O fato de a coisa furtada ter valor superior a 10% do salário mínimo não afasta, por si só, a aplicação do princípio da insignificância ou da bagatela, se houver outros fatores favoráveis ao réu e justificadores do afastamento da tipicidade material da conduta.
Por dois votos a um, a 4ª Câmara Criminal do Tribunal de Justiça de Minas Gerais (TJ-MG) adotou essa fundamentação ao negar provimento a recurso em sentido estrito interposto pelo Ministério Público em razão de decisão que rejeitou denúncia contra uma mulher por furto simples. Com 45 anos de idade, ela é acusada de subtrair duas caixas de antipulgas para cães e gatos.
"Não obstante tal valor seja de fato superior a 10% do salário mínimo vigente ao tempo do fato, percebe-se que houve restituição da res, não se concretizando qualquer lesão a bem jurídico da vítima. Ademais, a imputada é primária e não tem qualquer registro em sua certidão de antecedentes criminais", ponderou o desembargador Guilherme de Azeredo Passos, relator do recurso.

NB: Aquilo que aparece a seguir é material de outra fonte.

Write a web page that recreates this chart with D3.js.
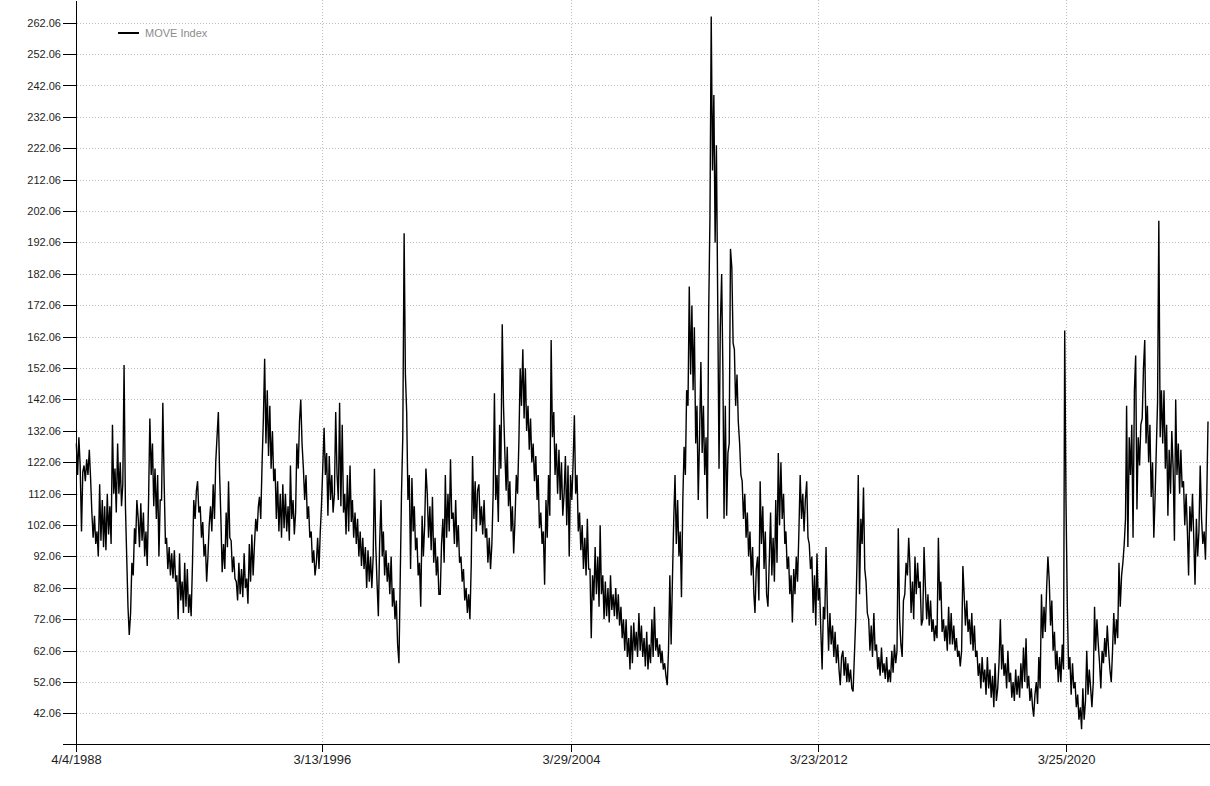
<!DOCTYPE html>
<html>
<head>
<meta charset="utf-8">
<script src="https://cdn.jsdelivr.net/npm/d3@7"></script>
<style>
html, body { margin: 0; padding: 0; background: #ffffff; }
svg { display: block; }
</style>
</head>
<body>
<svg id="chart" width="1210" height="786"></svg>
<script>
// ---------------- DATA ----------------
const seriesName = "MOVE Index";

const yTickValues = [42.06, 52.06, 62.06, 72.06, 82.06, 92.06, 102.06, 112.06, 122.06, 132.06,
  142.06, 152.06, 162.06, 172.06, 182.06, 192.06, 202.06, 212.06, 222.06, 232.06,
  242.06, 252.06, 262.06];

const xTickDates = ["1988-04-04", "1996-03-13", "2004-03-29", "2012-03-23", "2020-03-25"];
const xTickLabels = ["4/4/1988", "3/13/1996", "3/29/2004", "3/23/2012", "3/25/2020"];

// Half-monthly readings (two per month)
const move1988 = [128,118, 130,121, 100,119, 121,116, 123,118, 126,117, 106,98, 105,96, 100,92]; // from April
const move1989 = [115,97, 110,95, 108,94, 112,99, 108,96, 134,112, 120,106, 128,112, 122,108, 115,153, 108,92, 76,67];
const move1990 = [74,90, 86,101, 96,110, 104,95, 109,97, 106,92, 100,89, 110,136, 118,128, 108,120, 104,118, 92,110];
const move1991 = [110,141, 115,96, 98,88, 95,86, 93,85, 94,84, 86,72, 93,78, 84,74, 90,76, 88,74, 80,73];
const move1992 = [90,110, 104,113, 116,106, 108,98, 103,92, 96,84, 92,102, 108,100, 115,104, 122,130, 138,118, 104,87];
const move1993 = [96,88, 106,95, 116,98, 97,87, 92,85, 84,78, 90,80, 88,79, 93,82, 85,77, 96,84, 99,86];
const move1994 = [96,104, 100,108, 111,104, 122,136, 155,128, 145,124, 140,120, 132,116, 120,104, 116,100, 112,98, 115,101];
const move1995 = [112,100, 108,97, 121,104, 110,99, 106,128, 120,135, 142,128, 120,110, 118,104, 108,98, 100,90, 94,86];
const move1996 = [90,98, 88,100, 108,120, 133,118, 125,105, 124,110, 118,106, 112,138, 118,110, 141,108, 134,106, 112,99];
const move1997 = [118,100, 121,103, 110,98, 106,96, 104,92, 100,89, 98,88, 95,82, 94,84, 92,82, 92,120, 96,84];
const move1998 = [73,96, 110,92, 100,86, 94,84, 90,80, 92,76, 82,72, 78,64, 58,85, 112,130, 195,150, 138,110];
const move1999 = [118,88, 117,100, 108,94, 98,86, 90,76, 105,92, 102,120, 112,98, 108,94, 111,90, 98,86, 92,80];
const move2000 = [80,96, 104,90, 118,98, 112,100, 123,104, 106,96, 110,95, 102,90, 92,84, 88,78, 82,74, 80,72];
const move2001 = [90,124, 104,116, 100,113, 115,102, 108,99, 110,98, 101,90, 98,88, 96,112, 144,110, 118,103, 134,120];
const move2002 = [166,140, 125,113, 127,108, 116,100, 108,93, 104,118, 112,128, 152,140, 158,136, 152,132, 140,126, 136,122];
const move2003 = [128,116, 124,110, 118,101, 106,96, 100,83, 110,98, 118,105, 161,130, 138,118, 128,112, 126,110, 122,105];
const move2004 = [112,124, 102,121, 92,118, 110,122, 137,112, 118,100, 106,94, 102,88, 98,86, 104,88, 88,66, 86,78];
const move2005 = [95,80, 92,76, 102,80, 86,72, 84,73, 82,71, 86,75, 80,73, 82,72, 80,70, 76,66, 72,62];
const move2006 = [72,60, 66,56, 70,58, 71,62, 68,60, 74,62, 70,60, 66,57, 68,56, 64,58, 72,60, 76,62];
const move2007 = [66,60, 64,58, 62,56, 58,54, 51,62, 86,64, 84,103, 118,96, 110,92, 100,79, 110,127, 118,145];
const move2008 = [140,178, 150,172, 145,165, 128,140, 110,130, 154,125, 140,118, 130,104, 170,200, 264,215, 239,192, 223,175];
const move2009 = [120,165, 182,150, 104,140, 105,125, 128,190, 184,160, 158,140, 150,135, 128,118, 116,104, 112,98, 106,92];
const move2010 = [100,86, 95,80, 74,88, 92,78, 116,96, 108,88, 100,80, 76,90, 106,86, 98,84, 110,90, 125,102];
const move2011 = [122,104, 112,96, 100,88, 92,80, 86,71, 88,80, 92,84, 100,118, 104,112, 100,110, 116,98, 96,88];
const move2012 = [92,74, 86,70, 93,78, 82,68, 56,76, 72,95, 76,62, 74,64, 70,60, 68,58, 64,56, 51,60];
const move2013 = [62,54, 60,52, 58,52, 56,50, 49,60, 72,90, 118,80, 104,96, 114,88, 84,74, 72,62, 70,60];
const move2014 = [74,62, 64,56, 60,54, 63,55, 58,53, 60,52, 56,52, 62,55, 64,58, 62,101, 72,64, 60,78];
const move2015 = [80,90, 86,98, 90,74, 84,72, 92,80, 90,82, 84,70, 72,95, 82,72, 80,70, 78,68, 72,65];
const move2016 = [70,66, 98,78, 84,68, 72,65, 70,62, 76,64, 74,64, 70,62, 66,60, 62,57, 62,89, 80,70];
const move2017 = [78,68, 72,64, 74,62, 70,60, 62,54, 58,50, 60,52, 56,48, 60,50, 56,47, 54,44, 58,46];
const move2018 = [50,58, 72,56, 64,54, 58,50, 62,52, 55,47, 52,46, 56,48, 54,47, 58,50, 63,52, 66,50];
const move2019 = [54,46, 50,44, 41,48, 52,45, 60,50, 80,66, 76,68, 82,92, 84,70, 78,62, 68,56, 62,52];
const move2020 = [60,52, 64,56, 164,110, 76,56, 60,48, 58,50, 52,44, 48,40, 44,37, 50,40, 46,62, 48,56];
const move2021 = [50,44, 52,76, 62,72, 64,58, 50,62, 58,66, 60,70, 62,56, 52,62, 74,64, 72,66, 90,76];
const move2022 = [86,90, 96,104, 140,95, 130,118, 134,98, 145,156, 107,130, 121,134, 136,152, 161,128, 140,122, 134,111];
const move2023 = [122,98, 112,128, 141,199, 130,145, 128,145, 120,134, 105,126, 112,132, 120,97, 142,118, 128,112, 126,114];
const move2024 = [116,102, 112,100, 86,108, 100,112, 98,83, 104,92, 100,121, 104,96, 100,91, 110,135]; // to October

// [year, first month (0 = Jan), values]
const yearBlocks = [
  [1988, 3, move1988], [1989, 0, move1989], [1990, 0, move1990], [1991, 0, move1991],
  [1992, 0, move1992], [1993, 0, move1993], [1994, 0, move1994], [1995, 0, move1995],
  [1996, 0, move1996], [1997, 0, move1997], [1998, 0, move1998], [1999, 0, move1999],
  [2000, 0, move2000], [2001, 0, move2001], [2002, 0, move2002], [2003, 0, move2003],
  [2004, 0, move2004], [2005, 0, move2005], [2006, 0, move2006], [2007, 0, move2007],
  [2008, 0, move2008], [2009, 0, move2009], [2010, 0, move2010], [2011, 0, move2011],
  [2012, 0, move2012], [2013, 0, move2013], [2014, 0, move2014], [2015, 0, move2015],
  [2016, 0, move2016], [2017, 0, move2017], [2018, 0, move2018], [2019, 0, move2019],
  [2020, 0, move2020], [2021, 0, move2021], [2022, 0, move2022], [2023, 0, move2023],
  [2024, 0, move2024]
];

// ---------------- BUILD SERIES ----------------
const data = [];
yearBlocks.forEach(([yr, m0, vals]) => {
  vals.forEach((v, j) => {
    const half = j + m0 * 2;
    const month = Math.floor(half / 2);
    const day = half % 2 === 0 ? 8 : 23;
    data.push({ date: new Date(yr, month, day), value: v });
  });
});

const parseDate = d3.timeParse("%Y-%m-%d");
const xTicks = xTickDates.map(parseDate);

// ---------------- SCALES ----------------
const W = 1210, H = 786;
const left = 76, right = 1208, axisY = 744;

const x = d3.scaleTime()
  .domain([parseDate("1988-04-04"), data[data.length - 1].date])
  .range([left, right]);

const y = d3.scaleLinear()
  .domain([32.28, 269.29])
  .range([axisY, 0]);

const svg = d3.select("#chart");

// ---------------- GRID ----------------
const grid = svg.append("g").attr("class", "grid");
grid.selectAll("line.h")
  .data(yTickValues)
  .join("line")
  .attr("class", "h")
  .attr("x1", left + 1)
  .attr("x2", W)
  .attr("y1", d => Math.round(y(d)) + 0.5)
  .attr("y2", d => Math.round(y(d)) + 0.5)
  .attr("stroke", "#bdbdbd")
  .attr("stroke-width", 1)
  .attr("stroke-dasharray", "1,2");

grid.selectAll("line.v")
  .data(xTicks.slice(1))
  .join("line")
  .attr("class", "v")
  .attr("x1", d => Math.round(x(d)) + 0.5)
  .attr("x2", d => Math.round(x(d)) + 0.5)
  .attr("y1", 0)
  .attr("y2", axisY)
  .attr("stroke", "#bdbdbd")
  .attr("stroke-width", 1)
  .attr("stroke-dasharray", "1,2");

// ---------------- LINE ----------------
const line = d3.line()
  .x(d => x(d.date))
  .y(d => y(d.value));

svg.append("path")
  .datum(data)
  .attr("fill", "none")
  .attr("stroke", "#000")
  .attr("stroke-width", 1.4)
  .attr("stroke-linejoin", "miter")
  .attr("d", line);

// ---------------- AXES ----------------
const yAxis = d3.axisLeft(y)
  .tickValues(yTickValues)
  .tickFormat(d3.format(".2f"))
  .tickSize(13)
  .tickSizeOuter(0)
  .tickPadding(2);

const gy = svg.append("g")
  .attr("transform", `translate(${left},0)`)
  .call(yAxis);
gy.selectAll("text")
  .attr("font-family", "'Liberation Sans', Arial, sans-serif")
  .attr("font-size", 11)
  .attr("fill", "#1e1e1e");
gy.selectAll("line, path").attr("stroke", "#000").attr("shape-rendering", "crispEdges");

const xAxis = d3.axisBottom(x)
  .tickValues(xTicks)
  .tickFormat((d, i) => xTickLabels[i])
  .tickSize(8)
  .tickSizeOuter(0)
  .tickPadding(3);

const gx = svg.append("g")
  .attr("transform", `translate(0,${axisY})`)
  .call(xAxis);
gx.select(".domain").remove();
gx.selectAll("text")
  .attr("font-family", "'Liberation Sans', Arial, sans-serif")
  .attr("font-size", 13)
  .attr("fill", "#1e1e1e");
gx.selectAll("line").attr("stroke", "#000").attr("shape-rendering", "crispEdges");

svg.append("line")
  .attr("x1", 63).attr("x2", W)
  .attr("y1", axisY + 0.5).attr("y2", axisY + 0.5)
  .attr("stroke", "#000")
  .attr("shape-rendering", "crispEdges");

// ---------------- LEGEND ----------------
const lg = svg.append("g").attr("class", "legend");
lg.append("line")
  .attr("x1", 118).attr("x2", 139)
  .attr("y1", 33).attr("y2", 33)
  .attr("stroke", "#000")
  .attr("stroke-width", 2);
lg.append("text")
  .attr("x", 145).attr("y", 37)
  .attr("font-family", "'Liberation Sans', Arial, sans-serif")
  .attr("font-size", 11)
  .attr("fill", "#8c8c8c")
  .text(seriesName);
</script>
</body>
</html>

O delito ocorreu em uma drogaria de Belo Horizonte, em outubro de 2020. A mulher teria saído da farmácia sem pagar os produtos e com eles escondidos em sua bolsa. Representantes do comércio avaliaram as mercadorias em R$ 151. Naquela época, o valor do salário mínimo era de R$ 1.045.
Em 18 de maio de 2021, no julgamento do agravo regimental do Habeas Corpus 613.197/PR, sob a relatoria do ministro João Otávio de Noronha, a 5ª Turma do Superior Tribunal de Justiça decidiu ser "inaplicável o princípio da insignificância quando o valor dos bens furtados não é considerado ínfimo por superar o parâmetro de 10% do salário mínimo vigente à época dos fatos, critério utilizado pelo STJ para aferir a relevância da lesão patrimonial".
No entanto, o relator Azeredo Passos acrescentou que o princípio da insignificância deve ser analisado em cotejo com os postulados da fragmentariedade e da intervenção mínima do Estado em matéria penal, no sentido de excluir ou de afastar a própria tipicidade penal, sob a perspectiva de seu caráter material.
"A causa supralegal de exclusão de tipicidade requer a conjugação dos requisitos da mínima ofensividade da conduta do agente; ausência de periculosidade social da ação; reduzido grau de reprovabilidade do comportamento e inexpressividade da lesão ao bem juridicamente tutelado", concluiu Passos.
Entendimento contrário, sustentou Valladares, seria a "institucionalização" do furto e a geração de um cenário de impunidade e insegurança social. "Soluções apriorísticas devem ser evitadas, sob pena de cometimento de exageros e injustiças", argumentou.
Causa especial de redução de pena, o furto privilegiado prevê possibilidade de substituição da sanção de reclusão pela de detenção, sua diminuição de um a dois terços, ou somente a aplicação de multa, se o criminoso for primário e a coisa furtada tiver pequeno valor.
O desembargador Eduardo Brum também proferiu o seu voto. Ele seguiu o relator no sentido de negar provimento ao recurso do MP e aplicar o princípio da insignificância, com base no artigo 395, inciso III, do Código de Processo Penal ("a denúncia ou queixa será rejeitada quando faltar justa causa para o exercício da ação penal").